Slice lists
Recently, I received a document register consisting of hundreds of line items. Given the structure, it wasn’t easy to sort items, say for a particular month, or about a certain asset-type. The raw data contained over 25 columns with all sorts of information, of which I required only four. So, instead of using grep, I figured I’d slice the raw data with Pandas first.
The demo below runs through the large register and gets me, say, a list of deliverables for April. The script (a) reads a csv file into memory, (b) sorts it by a specific column, (c) selects only the columns I need, (d) writes it all to a new csv file, and (e) also prints this list to screen.

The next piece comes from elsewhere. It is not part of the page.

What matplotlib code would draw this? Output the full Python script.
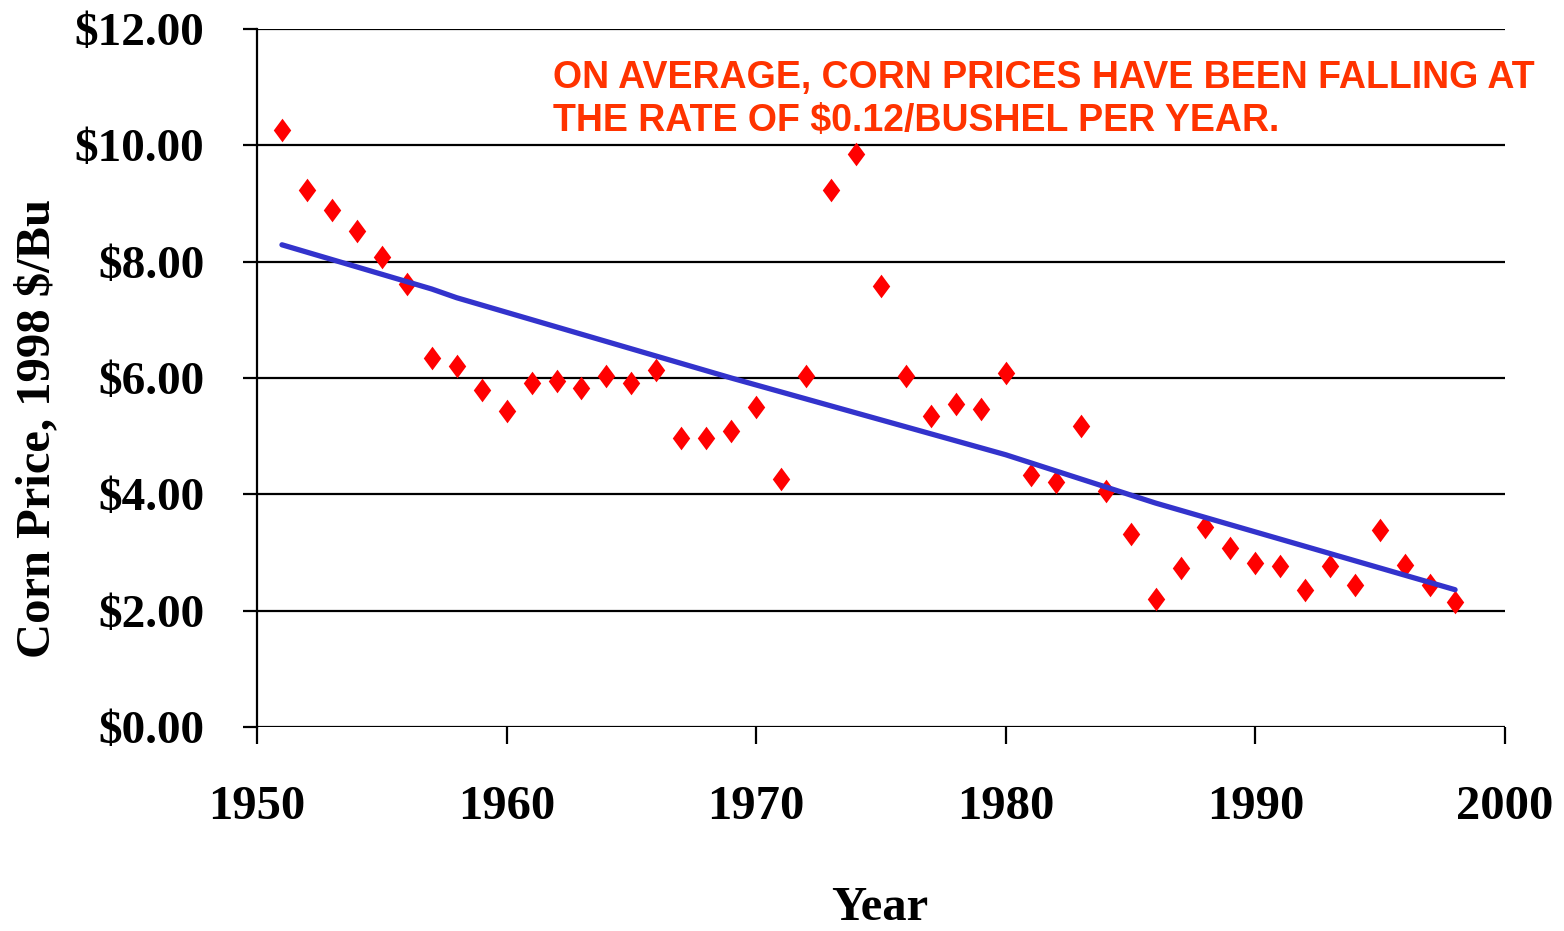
import matplotlib
matplotlib.use("Agg")
import matplotlib.pyplot as plt
from matplotlib.path import Path

years = list(range(1951, 1999))
prices = [10.26, 9.23, 8.89, 8.53, 8.08, 7.62, 6.34, 6.21, 5.79, 5.43,
          5.91, 5.95, 5.83, 6.03, 5.91, 6.14, 4.97, 4.97, 5.09, 5.50,
          4.26, 6.03, 9.23, 9.85, 7.58, 6.03, 5.35, 5.55, 5.47, 6.09,
          4.33, 4.21, 5.17, 4.06, 3.32, 2.20, 2.73, 3.44, 3.08, 2.82,
          2.77, 2.36, 2.77, 2.44, 3.39, 2.78, 2.44, 2.15]

trend_years = [1951, 1957, 1958, 1969, 1980, 1986, 1998]
trend_values = [8.29, 7.53, 7.38, 6.00, 4.68, 3.85, 2.36]

y_ticks = [0, 2, 4, 6, 8, 10, 12]
y_tick_labels = ["$0.00", "$2.00", "$4.00", "$6.00", "$8.00", "$10.00", "$12.00"]
x_ticks = [1950, 1960, 1970, 1980, 1990, 2000]
x_tick_labels = ["1950", "1960", "1970", "1980", "1990", "2000"]

annotation = "ON AVERAGE, CORN PRICES HAVE BEEN FALLING AT\nTHE RATE OF $0.12/BUSHEL PER YEAR."
y_label = "Corn Price, 1998 \\$/Bu"
x_label = "Year"

W, H = 1564, 931
fig = plt.figure(figsize=(W / 100, H / 100), dpi=100)
ax = fig.add_axes([257 / W, 1 - 727 / H, (1505 - 257) / W, (727 - 29) / H])

serif = {"family": "Liberation Serif", "weight": "bold"}

ax.set_xlim(1950, 2000)
ax.set_ylim(0, 12)

for t in y_ticks:
    ax.axhline(t, color="black", lw=1.6, zorder=1)

diamond = Path([(0, 1), (0.74, 0), (0, -1), (-0.74, 0), (0, 1)],
               [Path.MOVETO, Path.LINETO, Path.LINETO, Path.LINETO, Path.CLOSEPOLY])
ax.plot(years, prices, linestyle="none", marker=diamond, markersize=17,
        color="#FF0000", markeredgewidth=0, zorder=3)
ax.plot(trend_years, trend_values, color="#3333CC", lw=3.8,
        solid_capstyle="round", solid_joinstyle="round", zorder=4)

for s in ["top", "right", "bottom"]:
    ax.spines[s].set_visible(False)
ax.spines["left"].set_linewidth(1.6)
ax.spines["left"].set_zorder(2)

ax.set_yticks(y_ticks)
ax.set_yticklabels(y_tick_labels, fontdict=serif, fontsize=34)
ax.set_xticks(x_ticks)
ax.set_xticklabels(x_tick_labels, fontdict=serif, fontsize=35)
ax.tick_params(axis="y", direction="out", length=10, width=1.6, pad=28)
ax.tick_params(axis="x", direction="out", length=12, width=1.6, pad=30)

ax.set_ylabel(y_label, fontdict=serif, fontsize=35)
ax.yaxis.set_label_coords((37 - 257) / 1248, (727 - 428) / 698)
ax.yaxis.label.set_verticalalignment("center")
ax.set_xlabel(x_label, fontdict=serif, fontsize=35)
ax.xaxis.set_label_coords((880 - 257) / 1248, (727 - 908) / 698)
ax.xaxis.label.set_verticalalignment("center")

fig.text(553 / W, 1 - 60 / H, annotation, ha="left", va="top",
         color="#FF3300", fontsize=27, fontweight="bold",
         family="Liberation Sans", linespacing=1.26)

fig.savefig("out.png", dpi=100)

Notice items occurring in the register — from the first column of line numbers. This indicates how deliverables to-be-issued (e.g. in April) are all over the place, but easy track them this way. Using pipe (|) and grep with regular expressions at command line, I can do things to the list, e.g., filter stuff out to see only what I need to.
# filter for all reports
python3 mdr.py | grep -i "report"
# filter reports expected in, say, Apr 2022 (when date is in yyyy-mm-dd format)
python3 mdr.py | grep "2022-04-" | grep -i "report"

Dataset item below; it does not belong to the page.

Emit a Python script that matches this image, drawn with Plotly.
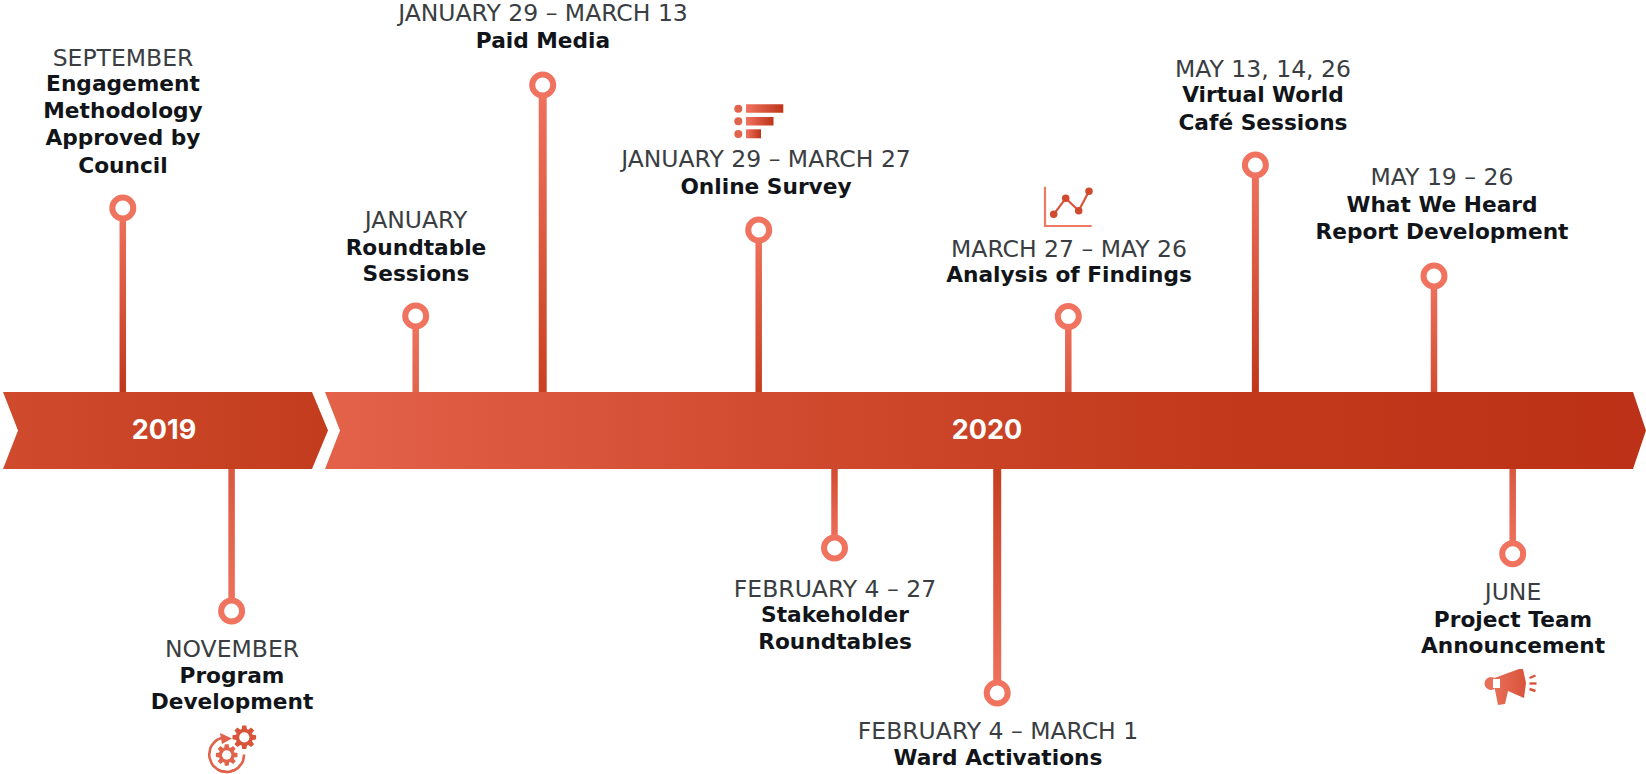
import math
import plotly.graph_objects as go

# ---- data -------------------------------------------------------------
years = ["2019", "2020"]
year_label_x = [164, 987]

event_names = ["Engagement Methodology Approved by Council", "Program Development", "Roundtable Sessions",
               "Paid Media", "Online Survey", "Stakeholder Roundtables", "Ward Activations",
               "Analysis of Findings", "Virtual World Café Sessions", "What We Heard Report Development",
               "Project Team Announcement"]
event_x = [122.8, 231.6, 415.7, 542.7, 758.7, 834.5, 997.2, 1068.3, 1255.4, 1434, 1512.7]
event_y = [208, 611, 316, 85, 230, 548, 693, 316.5, 165, 276, 553.7]
stem_w = [6.5, 6.5, 6.5, 8, 6.5, 6.5, 8, 6.5, 7, 6.5, 6.5]
stem_base = ["#C0361B", "#D9573F", "#E0634C", "#C8401F", "#C63D1E", "#D14B30", "#C63D1E",
             "#D9533A", "#C0361B", "#D14B30", "#D9573F"]

date_labels = ["SEPTEMBER", "NOVEMBER", "JANUARY", "JANUARY 29 – MARCH 13", "JANUARY 29 – MARCH 27",
               "FEBRUARY 4 – 27", "FEBRUARY 4 – MARCH 1", "MARCH 27 – MAY 26", "MAY 13, 14, 26",
               "MAY 19 – 26", "JUNE"]
date_x = [123, 232, 416, 543, 766, 835, 998, 1069, 1263, 1442, 1513]
date_y = [58, 649, 220, 13, 159, 589, 731, 249, 69, 177, 592]

title_labels = ["Engagement", "Methodology", "Approved by", "Council", "Program", "Development",
                "Roundtable", "Sessions", "Paid Media", "Online Survey", "Stakeholder", "Roundtables",
                "Ward Activations", "Analysis of Findings", "Virtual World", "Café Sessions",
                "What We Heard", "Report Development", "Project Team", "Announcement"]
title_x = [123, 123, 123, 123, 232, 232, 416, 416, 543, 766, 835, 835, 998, 1069, 1263, 1263,
           1442, 1442, 1513, 1513]
title_y = [83, 110, 137, 165, 675, 701, 247, 273, 40, 186, 614, 641, 757, 274, 94, 122, 204, 231, 619, 645]

INK = "#111418"
LIGHT = "#F0735F"
MID = "#D9533A"
DARK = "#BE3418"
BAND_TOP, BAND_BOTTOM = 392, 469
BAND_MID = (BAND_TOP + BAND_BOTTOM) / 2

fig = go.Figure()


def poly(xs, ys, color=None, grad=None, gtype="horizontal"):
    kw = dict(x=list(xs) + [xs[0]], y=list(ys) + [ys[0]], mode="lines", fill="toself",
              line=dict(width=0), hoverinfo="skip", showlegend=False)
    if grad:
        kw["fillgradient"] = dict(type=gtype, colorscale=[[i / (len(grad) - 1), c] for i, c in enumerate(grad)])
    else:
        kw["fillcolor"] = color
    fig.add_trace(go.Scatter(**kw))


def stroke(xs, ys, color, width):
    fig.add_trace(go.Scatter(x=xs, y=ys, mode="lines", line=dict(color=color, width=width),
                             hoverinfo="skip", showlegend=False))


def dots(xs, ys, color, size):
    fig.add_trace(go.Scatter(x=xs, y=ys, mode="markers", marker=dict(color=color, size=size, line=dict(width=0)),
                             hoverinfo="skip", showlegend=False))


def gear(cx, cy, r, color, teeth=8):
    xs, ys = [], []
    for i in range(teeth):
        a = 2 * math.pi * i / teeth
        step = 2 * math.pi / teeth
        for da, rr in [(-0.30, 0.72), (-0.17, 1), (0.17, 1), (0.30, 0.72)]:
            xs.append(cx + rr * r * math.cos(a + da * step * 1.3))
            ys.append(cy + rr * r * math.sin(a + da * step * 1.3))
    poly(xs, ys, color=color)
    dots([cx], [cy], "white", r * 0.85)


# stems
for x, y, w, base in zip(event_x, event_y, stem_w, stem_base):
    above = y < BAND_TOP
    edge = BAND_TOP + 2 if above else BAND_BOTTOM - 2
    grad = [base, LIGHT] if above else [LIGHT, base]
    poly([x - w / 2, x + w / 2, x + w / 2, x - w / 2], [y, y, edge, edge], grad=grad, gtype="vertical")

# year bands
poly([3, 312, 328, 312, 3, 18], [BAND_TOP, BAND_TOP, BAND_MID, BAND_BOTTOM, BAND_BOTTOM, BAND_MID],
     grad=["#D04A2E", "#C23C1D"])
poly([325, 1633, 1646, 1633, 325, 340], [BAND_TOP, BAND_TOP, BAND_MID, BAND_BOTTOM, BAND_BOTTOM, BAND_MID],
     grad=["#E36249", "#D14B30", "#C23A1B", "#BC3117"])

# stem circles
fig.add_trace(go.Scatter(x=event_x, y=event_y, mode="markers", text=event_names, hoverinfo="text",
                         marker=dict(size=21, color="white", line=dict(color=LIGHT, width=6)),
                         showlegend=False))

# survey icon
dots([738.3, 738.3, 738.3], [108.7, 121.3, 134], "#E0634C", 8)
poly([746, 783.3, 783.3, 746], [104.3, 104.3, 112.7, 112.7], grad=[LIGHT, DARK])
poly([746, 773.5, 773.5, 746], [117, 117, 125.5, 125.5], grad=[LIGHT, DARK])
poly([746, 761, 761, 746], [129.3, 129.3, 138.3, 138.3], grad=[LIGHT, DARK])

# trend icon
stroke([1045, 1045, 1091.7], [186.7, 226, 226], "#EE7A66", 2.2)
stroke([1053.7, 1065.7, 1078.7, 1089], [214.3, 198.3, 210.7, 191.3], "#D9533A", 2.2)
dots([1053.7, 1065.7, 1078.7, 1089], [214.3, 198.3, 210.7, 191.3], "#CF4A2E", 7.5)

# gears icon
gear(244.3, 737.3, 12, "#D9533A")
gear(226.7, 755, 11, "#E0634C")
arc = [math.radians(a) for a in range(-100, -310, -10)]
stroke([226.7 + 17.5 * math.cos(a) for a in arc], [754.5 + 17.5 * math.sin(a) for a in arc], "#E0634C", 2.6)
arc2 = [math.radians(a) for a in range(0, 130, 10)]
stroke([226.7 + 17.5 * math.cos(a) for a in arc2], [754.5 + 17.5 * math.sin(a) for a in arc2], "#E0634C", 2.6)
poly([220, 232, 222], [733, 738.5, 744], color="#E0634C")

# megaphone icon
poly([1493, 1519, 1523, 1526, 1524, 1519, 1508, 1505, 1498, 1495],
     [678.5, 669, 669, 683, 698, 696, 691, 704, 705, 690], grad=["#E8705A", "#D9533A"])
dots([1491], [683.5], "#E8705A", 13)
poly([1493, 1500, 1500, 1493], [679, 679, 688, 688], color="white")
stroke([1529.5, 1535.5], [678, 675.5], "#D9533A", 2.4)
stroke([1529.5, 1536.5], [683.5, 683.5], "#D9533A", 2.4)
stroke([1529.5, 1535.5], [689, 691], "#D9533A", 2.4)

# text
fig.add_trace(go.Scatter(x=date_x, y=[v + 2.5 for v in date_y], text=date_labels, mode="text",
                         textposition="middle center",
                         textfont=dict(family="DejaVu Sans", size=23.5, color="#3A3E42", weight=400),
                         hoverinfo="skip", showlegend=False))
fig.add_trace(go.Scatter(x=title_x, y=[v + 2.5 for v in title_y], text=title_labels, mode="text",
                         textposition="middle center",
                         textfont=dict(family="DejaVu Sans", size=21.7, color=INK, weight=700),
                         hoverinfo="skip", showlegend=False))
fig.add_trace(go.Scatter(x=year_label_x, y=[BAND_MID + 1.5, BAND_MID + 1.5], text=years, mode="text",
                         textposition="middle center",
                         textfont=dict(family="Inter", size=27, color="white", weight=700),
                         hoverinfo="skip", showlegend=False))

fig.update_layout(width=1646, height=774, margin=dict(l=0, r=0, t=0, b=0),
                  paper_bgcolor="white", plot_bgcolor="white",
                  xaxis=dict(range=[0, 1646], visible=False, fixedrange=True),
                  yaxis=dict(range=[774, 0], visible=False, fixedrange=True),
                  showlegend=False)

fig.write_html("out.html", config={"displayModeBar": False},
               post_script="document.body.style.margin='0';document.body.style.overflow='hidden';")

# get a list of expected deliverables for, say, Apr and May 2022
python3 mdr.py | grep -E "2022\-0[4-5]-"
# get a list of expected deliverables for, say, CG, CS, CX tags
python3 mdr.py | grep -E "\-C[G|S|X]-"
# get a list of expected deliverables for, say, CG, CS, CX, and NZ tags
python3 mdr.py | grep -E "\-C[G|S|X]-|\-NZ-"

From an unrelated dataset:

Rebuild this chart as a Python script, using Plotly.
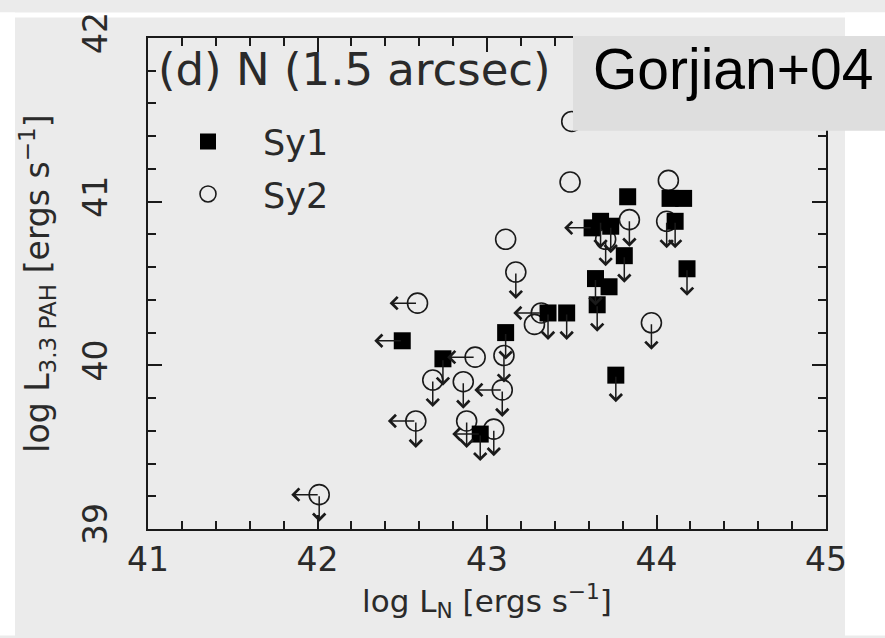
import plotly.graph_objects as go

# ---- data ----
sy1_x = [42.50, 42.74, 42.96, 43.11, 43.36, 43.47, 43.62, 43.67, 43.73, 43.83,
         43.81, 43.64, 43.72, 43.65, 43.76, 44.08, 44.16, 44.11, 44.18]
sy1_y = [40.15, 40.04, 39.58, 40.20, 40.32, 40.32, 40.84, 40.88, 40.85, 41.03,
         40.67, 40.53, 40.48, 40.37, 39.94, 41.02, 41.02, 40.88, 40.59]
sy1_left = [1, 0, 1, 0, 0, 0, 1, 0, 0, 0, 0, 0, 0, 0, 0, 0, 0, 0, 0]
sy1_down = [0, 1, 1, 1, 1, 1, 0, 1, 1, 0, 1, 1, 0, 1, 1, 0, 0, 1, 1]

sy2_x = [42.01, 42.58, 42.59, 42.68, 42.86, 42.88, 42.93, 43.04, 43.09, 43.10,
         43.11, 43.17, 43.28, 43.32, 43.49, 43.50, 43.70, 43.84, 43.97, 44.06, 44.07]
sy2_y = [39.21, 39.66, 40.38, 39.91, 39.90, 39.66, 40.05, 39.61, 39.85, 40.06,
         40.77, 40.57, 40.25, 40.32, 41.12, 41.49, 40.77, 40.89, 40.26, 40.88, 41.13]
sy2_left = [1, 1, 1, 0, 0, 0, 1, 0, 1, 0, 0, 0, 0, 1, 0, 0, 0, 0, 0, 0, 0]
sy2_down = [1, 1, 0, 1, 1, 1, 0, 1, 1, 1, 0, 1, 0, 0, 0, 0, 1, 1, 1, 1, 0]

x_ticks = [41, 42, 43, 44, 45]
y_ticks = [39, 40, 41, 42]
ARROW = 0.165  # length of limit arrows in dex

W, H = 885, 638
ML, MR, MT, MB = 148, 59, 26, 109
PW, PH = W - ML - MR, H - MT - MB


def px(x):
    return (x - ML) / PW


def py(y):
    return (H - MB - y) / PH


BG = "#ebebeb"
INK = "#1a1a1a"
TXT = "#2a2a2a"
SANS = "DejaVu Sans, sans-serif"

fig = go.Figure()
fig.add_trace(go.Scatter(
    x=sy2_x, y=sy2_y, mode="markers", name="Sy2",
    marker=dict(symbol="circle-open", size=20, color=INK, line=dict(width=1.6, color=INK)),
    legendgroup="b", legendrank=2,
))
fig.add_trace(go.Scatter(
    x=sy1_x, y=sy1_y, mode="markers", name="Sy1",
    marker=dict(symbol="square", size=17, color="#000000", line=dict(width=0)),
    legendgroup="a", legendrank=1,
))

annotations = []


def add_arrows(xs, ys, lefts, downs):
    for x, y, l, d in zip(xs, ys, lefts, downs):
        common = dict(axref="x", ayref="y", xref="x", yref="y", text="",
                      showarrow=True, arrowhead=4, arrowsize=1.6, arrowwidth=1.5,
                      arrowcolor=INK, standoff=0, startstandoff=0)
        if l:
            annotations.append(dict(x=x - ARROW, y=y, ax=x, ay=y, **common))
        if d:
            annotations.append(dict(x=x, y=y - ARROW, ax=x, ay=y, **common))


add_arrows(sy2_x, sy2_y, sy2_left, sy2_down)
add_arrows(sy1_x, sy1_y, sy1_left, sy1_down)

annotations.append(dict(
    xref="paper", yref="paper", x=px(156), y=py(58), xanchor="left", yanchor="middle",
    text="(d) N (1.5 arcsec)", showarrow=False,
    font=dict(family=SANS, size=45, color=TXT),
))
annotations.append(dict(
    xref="paper", yref="paper", x=px(733), y=py(58), xanchor="center", yanchor="middle",
    text="Gorjian+04", showarrow=False,
    font=dict(family="Liberation Sans, Arial, sans-serif", size=57, color="#000000"),
))

shapes = [
    # white margins of the scanned image
    dict(type="rect", xref="paper", yref="paper", x0=px(0), x1=px(15), y0=py(H), y1=py(0),
         fillcolor="white", line=dict(width=0), layer="below"),
    dict(type="rect", xref="paper", yref="paper", x0=px(0), x1=px(W), y0=py(5), y1=py(0),
         fillcolor="white", line=dict(width=0), layer="below"),
    dict(type="rect", xref="paper", yref="paper", x0=px(845), x1=px(W), y0=py(H), y1=py(0),
         fillcolor="white", line=dict(width=0), layer="below"),
    # label box
    dict(type="rect", xref="paper", yref="paper", x0=px(573), x1=px(W), y0=py(121), y1=py(24),
         fillcolor="#dedede", line=dict(width=0), layer="above"),
]

axis_common = dict(
    showgrid=False, zeroline=False, showline=True, linewidth=2, linecolor=INK,
    mirror="ticks", ticks="inside", ticklen=14, tickwidth=1.5, tickcolor=INK,
    tickfont=dict(family=SANS, size=33, color=TXT),
    minor=dict(ticks="inside", ticklen=8, tickwidth=1.5, tickcolor=INK, dtick=0.2, showgrid=False),
)

fig.update_layout(
    width=W, height=H,
    margin=dict(l=ML, r=MR, t=MT, b=MB, pad=0),
    paper_bgcolor=BG, plot_bgcolor=BG,
    showlegend=True,
    legend=dict(x=px(153), y=py(102), xanchor="left", yanchor="top",
                bgcolor="rgba(0,0,0,0)", font=dict(family=SANS, size=35, color=TXT),
                itemwidth=100, tracegroupgap=4, traceorder="grouped"),
    xaxis=dict(range=[41, 45], tickvals=x_ticks, ticktext=[str(v) for v in x_ticks],
               title=dict(text="log L<sub>N</sub> [ergs s<sup>\u22121</sup>]", standoff=12,
                          font=dict(family=SANS, size=31, color=TXT)),
               **axis_common),
    yaxis=dict(range=[39, 42], tickvals=y_ticks, ticktext=[str(v) for v in y_ticks],
               tickangle=-90, ticklabelstandoff=26,
               title=dict(text="log L<sub>3.3 PAH</sub> [ergs s<sup>\u22121</sup>]", standoff=16,
                          font=dict(family=SANS, size=33, color=TXT)),
               **axis_common),
    annotations=annotations,
    shapes=shapes,
)

fig.write_html("out.html")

# get the above for say Q3 and Q4 of Year 2022
python3 mdr.py | grep -E "\-C[G|S|X]-|\-NZ-" | grep -E "2022\-0[6-9]|1[0-2]-"
And so on. Here’s the script for slicing the raw CSV data.
#!/usr/bin/env python3
# -*- coding: utf-8 -*-
"""
Query master document register for info
mdr.py 2022 ckunte
"""
import pandas as pd
def main():
# Read data
df = pd.read_csv("./mdr.csv")
# Limit "TITLE" column width
df["TITLE"] = df["TITLE"].str[:30]
# Sort data by a specific column
df.sort_values(by="IFR FORECAST", inplace=True)
# Select fewer columns to export
df_sel = df[["TITLE", "NUMBER", "CAT", "IFR FORECAST"]]
# Export data of selected columns to a csv file
df_sel.to_csv("./mdr-ifr_fc.csv")
# Print filtered data to screen
print(df_sel.to_string())
pass
if __name__ == "__main__":
main()
The raw data I am trying to slice has these column labels, viz., TITLE
, NUMBER
, CAT
, etc., which is why they are used in the script.